The rooftop garden meant freedom and fresh air at a time when living in a flat seemed like a poor choice to have made. I climbed out sometime between 11 and 1 each day of that first beautiful and strangely silent lockdown spring to drink coffee and watch the leaves on the nearby plane tree unfurl. These were the hours I learned that the sun passed by before hiding behind surrounding buildings. This was the time by which I needed a break from my laptop screen.
I pottered about clearing leaves and moss from the flat roof, reclaiming some abandoned plants. I made do with what I could find, enjoyed the inventiveness and limits of it all. I wrote poems, painted canvases, phoned friends, read books, hung out my washing. In the long hot evenings of that strange summer, I took my glass of wine outside, chatted to my shirtless young neighbour who was sat in the courtyard below, keeping cool. I think I reminded him of his mum whom he couldn't visit. Once, he sent a gift of a pizza delivery for me and my younger son.
In the second year of lockdowns, growing in garden confidence, I planted seed potatoes in tubs given to me by my Longest-Serving Friend, with socially distanced compost borrowed from a friend's garden. I grew lobelia from seed on my windowsills, then transplanted the seedlings outside.
With the return to greater freedom in 2022, my visits to the rooftop began to decrease. In the spring, I tidied the space again, but by summer, when restrictions lifted, it started to feel like an eccentricity. It was harder to explain why I was climbing out of a window to meet the sun in a few square metres of space, when there's a huge park, long cycle rides and friends' gardens nearby. When the restaurant next door became busy again, I began to feel conspicuous sitting above the chattering guests in the courtyard, with my underwear out on the drier. None of them mentioned pizza.

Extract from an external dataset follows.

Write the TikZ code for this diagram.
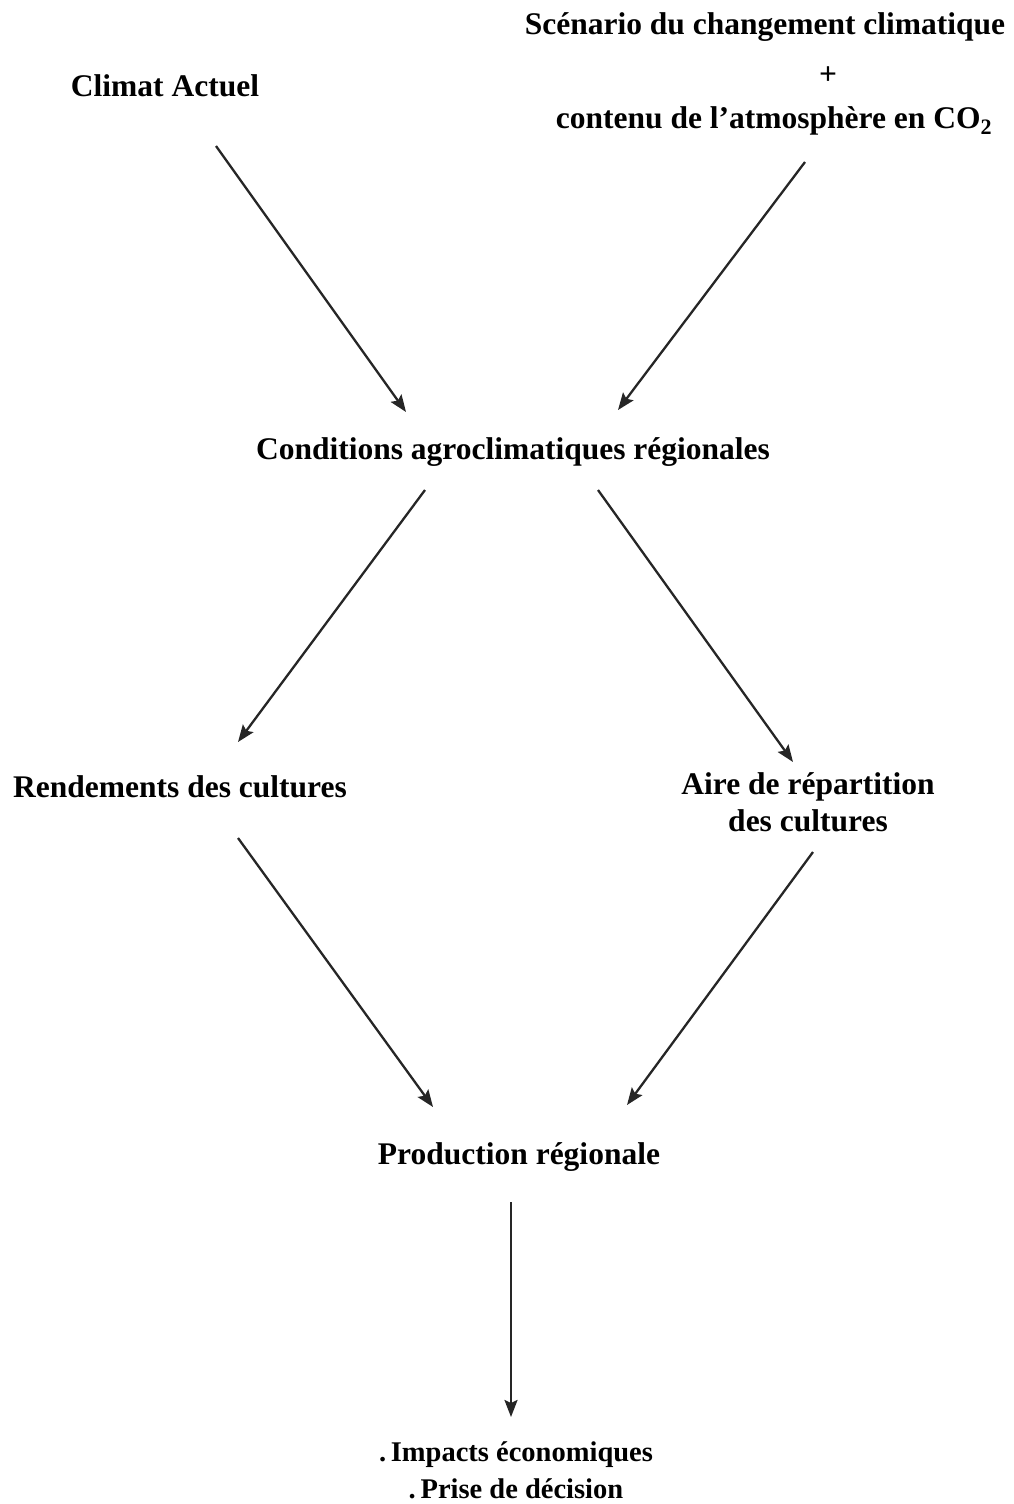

I haven't given the garden much thought in the past few months, but today, when the fresh young sun beckoned, I decided to go out, to tidy up and think about this year's planting. Looking through the window, I stopped myself before opening it up wide, noticing a blackbird gathering flat-roof moss. It was so bright-eyed, so glossy, so busy collecting what it needs for its new nest and brood that it came to me, there and then, that I will let my garden grow by itself this year. I'll leave the moss and the leaves and the twigs of last autumn for the birds, the brave ones who visit the town centre, and their young.
For everything, there is a season. A time to garden, and a time to refrain from gardening. The rooftop was loaned to me, for a while: an open secret. For the time that I needed it, I made of it a sanctuary.